As I made my last-minute way through the crowd of Christmas Eve shoppers at Williams-Sonoma, my eyes landed on a kitchen tool that I knew would be my gift to myself: a bouchon mold. Bouchons are bite-size, brownielike chocolate cakes (bouchon is French for "cork"), and they happen to be the namesake goodie for superchef Thomas Keller's Bouchon and Bouchon Bakery restaurants.
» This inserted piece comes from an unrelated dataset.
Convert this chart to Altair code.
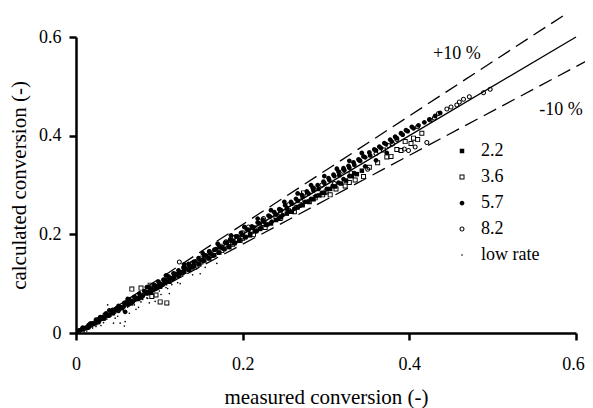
import altair as alt
import pandas as pd

# ---- data ----
series_names = ["2.2", "3.6", "5.7", "8.2", "low rate"]

s22_x = [0.008,0.018,0.028,0.039,0.050,0.061,0.072,0.084,0.095,0.107,0.118,0.130,0.142,0.154,0.166,0.178,0.190,0.203,0.215,0.228,0.240,0.253,0.266,0.279,0.292,0.305,0.318,0.331,0.343,
         0.013,0.023,0.033,0.044,0.055,0.066,0.078,0.089,0.101,0.112,0.124,0.136,0.148,0.160,0.172,0.184,0.196,0.209,0.221,0.234,0.246,0.259,0.272,0.285,0.298,0.311,0.324,0.337]
s22_y = [0.007,0.016,0.027,0.036,0.048,0.058,0.069,0.080,0.090,0.101,0.113,0.124,0.136,0.147,0.158,0.171,0.182,0.194,0.206,0.219,0.229,0.242,0.255,0.266,0.279,0.292,0.303,0.318,0.329,
         0.011,0.020,0.029,0.040,0.050,0.060,0.072,0.082,0.094,0.104,0.116,0.128,0.139,0.151,0.163,0.174,0.187,0.198,0.211,0.222,0.235,0.246,0.259,0.271,0.284,0.297,0.309,0.322]

s36_x = [0.067,0.078,0.089,0.091,0.096,0.101,0.109,0.140,0.155,0.173,0.185,0.197,0.210,0.225,0.240,0.255,0.273,0.287,0.305,0.323,0.335,0.345,0.369,0.373,0.385,0.395,0.405,0.415,0.020,0.035,0.050,0.120,0.265,0.300,
         0.150,0.162,0.175,0.188,0.200,0.213,0.227,0.245,0.262,0.280,0.296,0.312,0.328,0.352,0.362,0.378,0.390,0.402,0.410]
s36_y = [0.089,0.091,0.097,0.074,0.077,0.063,0.061,0.141,0.156,0.176,0.183,0.188,0.206,0.222,0.236,0.248,0.284,0.274,0.280,0.298,0.310,0.317,0.371,0.357,0.372,0.388,0.395,0.405,0.019,0.036,0.049,0.118,0.255,0.286,
         0.144,0.157,0.167,0.180,0.192,0.200,0.214,0.232,0.246,0.266,0.280,0.292,0.305,0.336,0.345,0.358,0.370,0.384,0.392]

s57_x = [0.005,0.010,0.015,0.020,0.026,0.031,0.037,0.042,0.048,0.054,0.060,0.066,0.071,0.077,0.083,0.089,0.095,0.101,0.107,0.113,0.119,0.125,0.131,0.137,0.143,0.150,0.156,0.162,0.168,0.175,0.181,0.188,0.194,0.200,0.207,0.213,0.220,0.226,0.233,0.240,0.246,0.253,0.259,0.266,0.272,0.279,0.285,0.291,0.298,0.304,0.310,0.316,0.322,0.328,0.334,0.341,0.347,0.353,0.360,0.366,0.372,0.379,0.385,0.392,0.398,0.405,0.411,0.418,0.424,0.431,0.437,
         0.012,0.023,0.034,0.045,0.057,0.068,0.080,0.092,0.104,0.116,0.128,0.140,0.153,0.165,0.178,0.191,0.204,0.217,0.230,0.243,0.256,0.269,0.282,0.295,0.308,0.321,0.334,0.347,0.360,0.373,0.059,
         0.003,0.008,0.017,0.024,0.029,0.036,0.044,0.051,0.058,0.064,0.070,0.076,0.082,0.088,0.094,0.099,0.105,0.111,0.117,0.123,0.129,0.135,0.141,0.147,0.154,0.160,0.166,0.172,0.179,0.185,0.192,0.198,0.205,0.211,0.218,0.224,0.231,0.238,0.244,0.251,0.258,0.264,0.271,0.277,0.284,0.290,0.297,0.303,0.309,0.315,0.321,0.327,0.333,0.339,0.345,0.352,0.358,0.364,0.370,0.377,0.383,0.390,0.396,0.403,
         0.015,0.027,0.039,0.051,0.063,0.075,0.087,0.099,0.111,0.123,0.135,0.147,0.159,0.171,0.183,0.196,0.209,0.222,0.235,0.248,0.262,0.275,0.288,0.301,0.315,0.328,
         0.040,0.062,0.085,0.108,0.130,0.152,0.170,0.186,0.202,0.218,0.234,0.250,0.266,0.282,0.298,0.313,0.328,0.343]
s57_y = [0.006,0.009,0.016,0.019,0.027,0.030,0.038,0.040,0.049,0.052,0.061,0.064,0.072,0.075,0.084,0.087,0.096,0.099,0.108,0.111,0.120,0.122,0.132,0.135,0.145,0.148,0.157,0.160,0.170,0.173,0.183,0.186,0.196,0.199,0.209,0.214,0.222,0.225,0.236,0.240,0.249,0.252,0.262,0.268,0.276,0.283,0.289,0.292,0.304,0.310,0.318,0.320,0.330,0.335,0.341,0.349,0.356,0.360,0.370,0.375,0.383,0.388,0.395,0.402,0.409,0.415,0.421,0.427,0.433,0.440,0.446,
         0.010,0.020,0.031,0.041,0.053,0.063,0.075,0.087,0.098,0.110,0.121,0.133,0.146,0.157,0.170,0.183,0.195,0.207,0.220,0.232,0.246,0.258,0.272,0.284,0.298,0.312,0.324,0.338,0.350,0.365,0.043,
         0.005,0.011,0.019,0.027,0.032,0.040,0.047,0.055,0.061,0.068,0.073,0.080,0.085,0.092,0.097,0.104,0.108,0.115,0.121,0.127,0.133,0.140,0.144,0.152,0.158,0.165,0.169,0.176,0.183,0.190,0.196,0.203,0.210,0.216,0.224,0.230,0.238,0.245,0.251,0.259,0.266,0.272,0.280,0.287,0.294,0.300,0.307,0.314,0.321,0.327,0.334,0.339,0.346,0.352,0.358,0.366,0.372,0.378,0.385,0.392,0.398,0.405,0.411,0.418,
         0.011,0.022,0.035,0.045,0.058,0.069,0.081,0.093,0.104,0.117,0.128,0.140,0.152,0.163,0.176,0.188,0.201,0.213,0.226,0.239,0.252,0.266,0.278,0.292,0.305,0.318,
         0.046,0.069,0.093,0.117,0.139,0.162,0.181,0.198,0.215,0.232,0.249,0.266,0.283,0.300,0.318,0.333,0.349,0.365]

s82_x = [0.124,0.150,0.180,0.200,0.207,0.215,0.245,0.270,0.295,0.330,0.350,0.394,0.399,0.407,0.421,0.445,0.457,0.460,0.465,0.472,0.489,0.497,0.060,0.090,0.030,0.310,0.380,0.430,
         0.160,0.190,0.225,0.255,0.285,0.320,0.340,0.360,0.375,0.385,0.410,0.425,0.435,0.450]
s82_y = [0.144,0.152,0.185,0.203,0.215,0.213,0.243,0.268,0.300,0.325,0.332,0.373,0.370,0.377,0.386,0.454,0.462,0.468,0.474,0.479,0.487,0.494,0.062,0.091,0.031,0.303,0.383,0.436,
         0.165,0.194,0.232,0.260,0.294,0.328,0.350,0.364,0.380,0.392,0.418,0.432,0.445,0.458]

low_x = [0.005,0.008,0.012,0.015,0.018,0.022,0.025,0.028,0.032,0.035,0.038,0.042,0.045,0.048,0.052,0.055,0.059,0.062,0.066,0.070,0.074,0.078,0.082,0.086,0.090,0.095,0.100,0.105,0.110,0.118,0.125,0.135,0.149,0.160,0.169,0.030,0.040,0.058,0.075,0.095,0.020,0.010,0.050,0.085,0.115,
         0.013,0.017,0.024,0.027,0.033,0.037,0.044,0.047,0.053,0.057,0.064,0.068,0.072,0.080,0.088,0.092,0.102,0.108,0.112,0.122,0.128,0.140,0.145,0.155]
low_y = [0.002,0.006,0.008,0.014,0.012,0.017,0.022,0.020,0.026,0.030,0.057,0.034,0.020,0.041,0.044,0.050,0.023,0.052,0.060,0.057,0.068,0.063,0.075,0.070,0.082,0.088,0.085,0.096,0.090,0.107,0.100,0.128,0.120,0.150,0.141,0.015,0.045,0.014,0.052,0.064,0.010,0.000,0.034,0.071,0.098,
         0.004,0.011,0.013,0.024,0.021,0.028,0.038,0.030,0.020,0.044,0.040,0.062,0.048,0.068,0.061,0.080,0.078,0.092,0.080,0.102,0.115,0.118,0.130,0.133]

# reference lines: parity and +/-10 %
parity_x = [0.0, 0.6]
parity_y = [0.0, 0.6]
plus_x = [0.0, 0.585]
plus_y = [0.0, 0.6435]
minus_x = [0.0, 0.617]
minus_y = [0.0, 0.5553]

ann_text = ["+10 %", "-10 %"]
ann_x = [0.457, 0.582]
ann_y = [0.565, 0.452]

ticks = [0, 0.2, 0.4, 0.6]

# ---- marker glyphs (unit paths; open ones are rings with a hole) ----
SQ_FILLED = "M-0.9,-0.9H0.9V0.9H-0.9Z"
SQ_OPEN = "M-1,-1H1V1H-1Z M-0.62,-0.62V0.62H0.62V-0.62Z"
CI_FILLED = "M-0.95,0A0.95,0.95,0,1,0,0.95,0A0.95,0.95,0,1,0,-0.95,0Z"
CI_OPEN = "M-1,0A1,1,0,1,0,1,0A1,1,0,1,0,-1,0Z M-0.6,0A0.6,0.6,0,1,1,0.6,0A0.6,0.6,0,1,1,-0.6,0Z"
DOT = "M-0.34,0A0.34,0.34,0,1,0,0.34,0A0.34,0.34,0,1,0,-0.34,0Z"
glyphs = [SQ_FILLED, SQ_OPEN, CI_FILLED, CI_OPEN, DOT]

# ---- build tables ----
rows = []
for name, xs_, ys_ in [("2.2", s22_x, s22_y), ("3.6", s36_x, s36_y), ("5.7", s57_x, s57_y),
                       ("8.2", s82_x, s82_y), ("low rate", low_x, low_y)]:
    for a, b in zip(xs_, ys_):
        rows.append({"series": name, "x": a, "y": b})
pts = pd.DataFrame(rows)

lines = pd.DataFrame(
    [{"line": "parity", "x": a, "y": b} for a, b in zip(parity_x, parity_y)] +
    [{"line": "plus", "x": a, "y": b} for a, b in zip(plus_x, plus_y)] +
    [{"line": "minus", "x": a, "y": b} for a, b in zip(minus_x, minus_y)]
)
ann = pd.DataFrame({"t": ann_text, "x": ann_x, "y": ann_y})

FONT = "Liberation Serif"

xs = alt.Scale(domain=[0, 0.6], nice=False, zero=True)
ys = alt.Scale(domain=[0, 0.6], nice=False, zero=True)

xaxis = alt.Axis(title="measured conversion (-)", values=ticks, format="~g", grid=False,
                 labelFontSize=18, titleFontSize=21, labelFont=FONT, titleFont=FONT,
                 domainColor="black", domainWidth=2.5, tickColor="black", tickWidth=2.5, tickSize=7,
                 labelColor="black", titleColor="black", labelPadding=15, titlePadding=13,
                 titleFontWeight="normal", labelFlush=False,
                 labelOffset={"condition": {"test": "datum.value >= 0.59", "value": -3}, "value": 0})
yaxis = alt.Axis(title="calculated conversion (-)", values=ticks, format="~g", grid=False,
                 labelFontSize=18, titleFontSize=21, labelFont=FONT, titleFont=FONT,
                 domainColor="black", domainWidth=2.5, tickColor="black", tickWidth=2.5, tickSize=7,
                 labelColor="black", titleColor="black", labelPadding=8, titlePadding=9,
                 titleFontWeight="normal", labelFlush=False)

solid = alt.Chart(lines[lines.line == "parity"]).mark_line(color="black", strokeWidth=1.3).encode(
    x=alt.X("x:Q", scale=xs, axis=xaxis), y=alt.Y("y:Q", scale=ys, axis=yaxis))
dashed = alt.Chart(lines[lines.line != "parity"]).mark_line(
    color="black", strokeWidth=1.3, strokeDash=[14, 7]).encode(
    x=alt.X("x:Q", scale=xs), y=alt.Y("y:Q", scale=ys), detail="line:N")

points = alt.Chart(pts).mark_point(filled=True, color="black", size=25, opacity=1,
                                   strokeWidth=0).encode(
    x=alt.X("x:Q", scale=xs),
    y=alt.Y("y:Q", scale=ys),
    shape=alt.Shape("series:N", scale=alt.Scale(domain=series_names, range=glyphs),
                    legend=alt.Legend(title=None, symbolFillColor="black", symbolSize=25,
                                      symbolStrokeWidth=0, symbolOpacity=1)),
)

texts = alt.Chart(ann).mark_text(font=FONT, fontSize=18, color="black").encode(
    x=alt.X("x:Q", scale=xs), y=alt.Y("y:Q", scale=ys), text="t:N")

chart = alt.layer(dashed, solid, points, texts).properties(
    width=500, height=296,
    autosize=alt.AutoSizeParams(type="none"),
    padding={"left": 68, "top": 29, "right": 9, "bottom": 75},
).configure(font=FONT).configure_view(stroke=None).configure_legend(
    orient="none", legendX=377, legendY=105, labelFont=FONT, labelFontSize=18,
    labelColor="black", rowPadding=8, labelOffset=10,
)

chart.save("out.html", embed_options={"renderer": "svg", "actions": False})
Along with a silicon mold that produces a dozen 1½-inch tall bouchons, the store also carries a slickly packaged, Keller-made bouchon mix. It's ludicrously expensive, amounting to $1 per bouchon, a tally that doesn't take into account the added cost of butter and eggs. Instead, I'd recommend the recipe that Williams-Sonoma thoughtfully includes on its bouchon mold package (find it, along with Keller's from-scratch formula, at startribune.com/taste/bouchon).
I found it easier to make than Keller's fussy mix, and, depending upon the ingredients — even matching the Guittard, Callebaut and Nielsen-Massey name brands Keller uses — the results are far moister and intensely fudgy, for what is probably less than half the cost. As for the French-made, heat-resistant bouchon mold, two enthustiastic thumbs up.
Bouchon mold $29.95, Bouchon Bakery Chocolate Bouchon Mix $18, available at Williams-Sonoma, many locations and at williams-sonoma.com.